Colombia was moved from the PWL to the WL after taking steps to update its copyright law and improve copyright protection through legislative amendments. Canada was also upgraded from the PWL in light of its agreement to the IP provisions in the U.S.-Mexico-Canada Trade Agreement, meaningful penalties against circumvention devices and services, and progress in reforming proceedings before the Copyright Board related to tariff-setting procedures for the use of copyrighted works.
Paraguay was added to the WL for failing to meet key commitments under a 2015 agreement with the U.S., including adopting and enforcing penalties sufficient to deter future acts of infringement and establishing an interagency coordination center to provide a unified government response to IPR violations. It also remains a major transshipment point for counterfeit and pirated goods.
Tajikistan was removed from the WL in light of the concrete steps it took to improve its IP regime, including mandating ex officio authority for customs officials and issuing a presidential-level decree to facilitate the use of licensed software in government agencies.
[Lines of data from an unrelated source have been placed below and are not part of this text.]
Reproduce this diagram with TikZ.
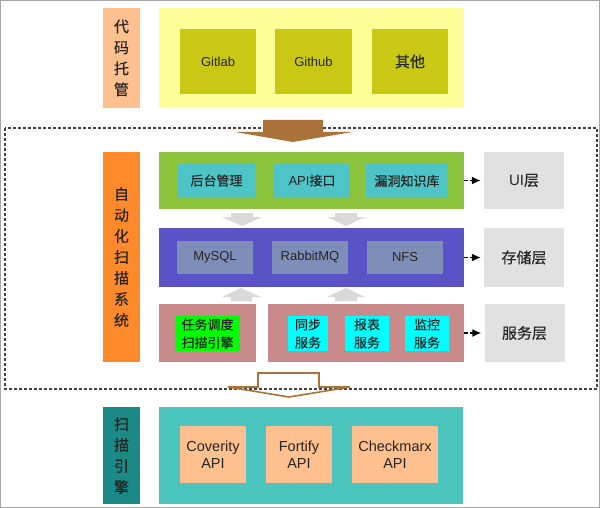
\documentclass[tikz,border=0pt]{standalone}
\usepackage{fontspec}
\setmainfont{Liberation Sans}
\newfontfamily\cjk[FakeBold=0.35]{Noto Sans CJK SC}
\definecolor{peach}{HTML}{FDC08E}
\definecolor{paleyellow}{HTML}{FFFF99}
\definecolor{olive}{HTML}{C9C815}
\definecolor{orangelbl}{HTML}{FF8A2C}
\definecolor{uigreen}{HTML}{8DC43D}
\definecolor{tealin}{HTML}{4EC4C6}
\definecolor{layergray}{HTML}{E1E1E1}
\definecolor{storeblue}{HTML}{5A53C6}
\definecolor{bluegray}{HTML}{7F8EB8}
\definecolor{rose}{HTML}{C98A8C}
\definecolor{limebox}{HTML}{00FF00}
\definecolor{cyanbox}{HTML}{00FFFF}
\definecolor{darkteal}{HTML}{1B8A86}
\definecolor{engteal}{HTML}{4CC5BF}
\definecolor{brownarr}{HTML}{A9733A}
\definecolor{arrgray}{HTML}{D9D9D9}
\tikzset{
	box/.style={inner sep=0pt, align=center, text=black!85},
	vlbl/.style={box, minimum width=37pt, font=\cjk\fontsize{15}{21}\selectfont},
	latin/.style={font=\fontsize{13}{15}\selectfont},
	hanzi/.style={font=\cjk\fontsize{13}{18}\selectfont},
	big/.style={font=\fontsize{14.5}{17}\selectfont},
	layerbox/.style={box, fill=layergray, minimum width=80pt, font=\cjk\fontsize{15}{17}\selectfont},
	dasharr/.style={dashed, dash pattern=on 3.5pt off 2.5pt, line width=1.5pt, -{Latex[length=9pt,width=8pt]}, shorten >=3pt}
}
\usetikzlibrary{arrows.meta}

\begin{document}
\begin{tikzpicture}[x=1pt, y=-1pt]
	\useasboundingbox (0,0) rectangle (600,508);
	\draw [gray!70] (0.5,0.5) rectangle (599.5,507.5);

	\node [vlbl, fill=peach, minimum height=100pt] (hostlbl) at (121.5,58) {代\\码\\托\\管};
	\node [box, fill=paleyellow, minimum width=305pt, minimum height=100pt] (hostbar) at (311.5,58) {};
	\node [box, latin, fill=olive, minimum width=76pt, minimum height=65pt] (gitlab) at (218,61.5) {Gitlab};
	\node [box, latin, fill=olive, minimum width=77pt, minimum height=65pt] (github) at (313.5,61.5) {Github};
	\node [box, fill=olive, minimum width=76pt, minimum height=65pt, font=\cjk\fontsize{15}{17}\selectfont] (other) at (410,61.5) {其他};

	\draw [dashed, dash pattern=on 3pt off 2pt, line width=1.2pt, black!75] (5,128) rectangle (597,389);

	\fill [brownarr] (263,120) -- (323,120) -- (323,132) -- (353,132) -- (293,142) -- (235,132) -- (263,132) -- cycle;

	\node [vlbl, fill=orangelbl, minimum height=210pt] (syslbl) at (121.5,257) {自\\动\\化\\扫\\描\\系\\统};

	\node [box, fill=uigreen, minimum width=305pt, minimum height=57pt] (uibar) at (311.5,180.5) {};
	\node [box, hanzi, fill=tealin, minimum width=77pt, minimum height=33pt] (admin) at (216.5,180.5) {后台管理};
	\node [box, fill=tealin, minimum width=76pt, minimum height=33pt, font=\fontsize{13}{15}\selectfont] (api) at (312,180.5) {API{\cjk 接口}};
	\node [box, hanzi, fill=tealin, minimum width=82pt, minimum height=33pt] (vuln) at (407,181) {漏洞知识库};
	\node [layerbox, minimum height=57pt] (uilayer) at (524,180.5) {{\rmfamily UI}层};

	\fill [arrgray] (231,213) -- (253,213) -- (253,217) -- (262,217) -- (242,226) -- (222,217) -- (231,217) -- cycle;
	\fill [arrgray] (335,213) -- (357,213) -- (357,217) -- (365,217) -- (346,226) -- (327,217) -- (335,217) -- cycle;

	\node [box, fill=storeblue, minimum width=305pt, minimum height=59pt] (storebar) at (311.5,257.5) {};
	\node [box, latin, fill=bluegray, minimum width=76pt, minimum height=33pt] (mysql) at (215,257.5) {MySQL};
	\node [box, latin, fill=bluegray, minimum width=76pt, minimum height=33pt] (rabbit) at (310,257.5) {RabbitMQ};
	\node [box, latin, fill=bluegray, minimum width=76pt, minimum height=33pt] (nfs) at (405,257.5) {NFS};
	\node [layerbox, minimum height=59pt] (storelayer) at (524,257.5) {存储层};

	\fill [arrgray] (231,301) -- (252,301) -- (252,297) -- (261,297) -- (241,288) -- (222,297) -- (231,297) -- cycle;
	\fill [arrgray] (335,301) -- (357,301) -- (357,297) -- (365,297) -- (346,288) -- (327,297) -- (335,297) -- cycle;

	\node [box, fill=rose, minimum width=97pt, minimum height=58pt] (svcleft) at (207.5,333) {};
	\node [box, fill=rose, minimum width=196pt, minimum height=58pt] (svcright) at (366,333) {};
	\node [box, hanzi, fill=limebox, minimum width=65pt, minimum height=35pt] (sched) at (207.5,333.5) {任务调度\\扫描引擎};
	\node [box, hanzi, fill=cyanbox, minimum width=40pt, minimum height=35pt] (sync) at (308,333.5) {同步\\服务};
	\node [box, hanzi, fill=cyanbox, minimum width=44pt, minimum height=35pt] (report) at (367,333.5) {报表\\服务};
	\node [box, hanzi, fill=cyanbox, minimum width=44pt, minimum height=35pt] (monitor) at (427,333.5) {监控\\服务};
	\node [layerbox, minimum height=58pt] (svclayer) at (524.5,333) {服务层};

	\draw [dasharr] (uibar.east) -- (uilayer.west);
	\draw [dasharr] (storebar.east) -- (storelayer.west);
	\draw [dasharr] (svcright.east) -- (svclayer.west);

	\draw [brownarr, line width=1.6pt, line join=miter] (258,373) -- (319,373) -- (319,387) -- (350,387) -- (289,397) -- (228,387) -- (258,387) -- cycle;

	\node [vlbl, fill=darkteal, minimum height=97pt] (englbl) at (121.5,455.5) {扫\\描\\引\\擎};
	\node [box, fill=engteal, minimum width=304pt, minimum height=97pt] (engbar) at (311,455.5) {};
	\node [box, big, fill=peach, minimum width=66pt, minimum height=57pt] (coverity) at (213,454.5) {Coverity\\API};
	\node [box, big, fill=peach, minimum width=66pt, minimum height=57pt] (fortify) at (299,454.5) {Fortify\\API};
	\node [box, big, fill=peach, minimum width=86pt, minimum height=57pt] (checkmarx) at (395,454.5) {Checkmarx\\API};
\end{tikzpicture}
\end{document}
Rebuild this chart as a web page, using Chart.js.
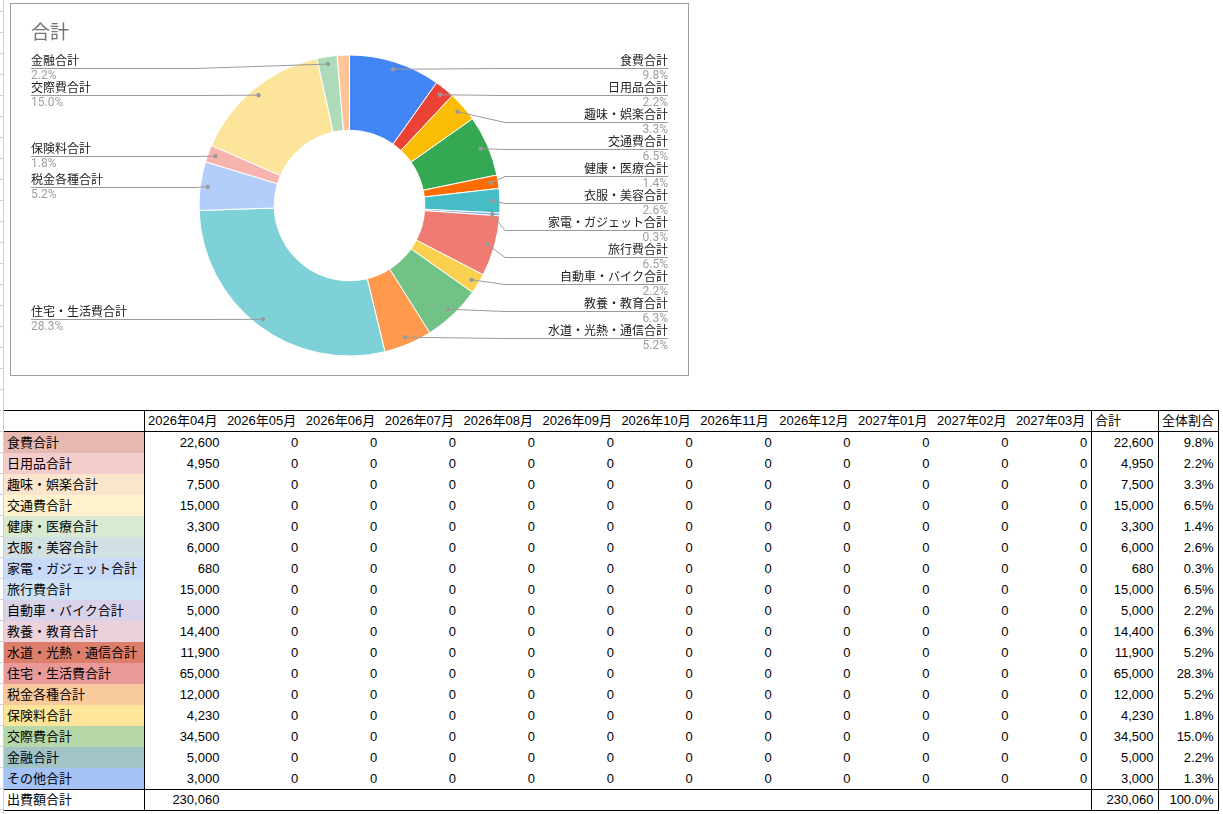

OCRs focus on identified challenges in specific markets. Successful resolution of these issues can lead to a positive change in a trading partner’s Special 301 status outside of the typical timeframe for the annual review, while failure to address these concerns or further deterioration within the specified timeframe can lead to an adverse change in status.
In 2018 USTR conducted OCRs of Colombia, which found progress resulting in that country being moved from the PWL to the WL; and Kuwait, which determined that Kuwait made some progress in its new draft copyright law but has not yet resolved other issues. USTR also conducted an OCR of Malaysia that will be extended into 2019.
No new OCRs have been announced but USTR says such reviews may be conducted as circumstances warrant or if requested by a trading partner.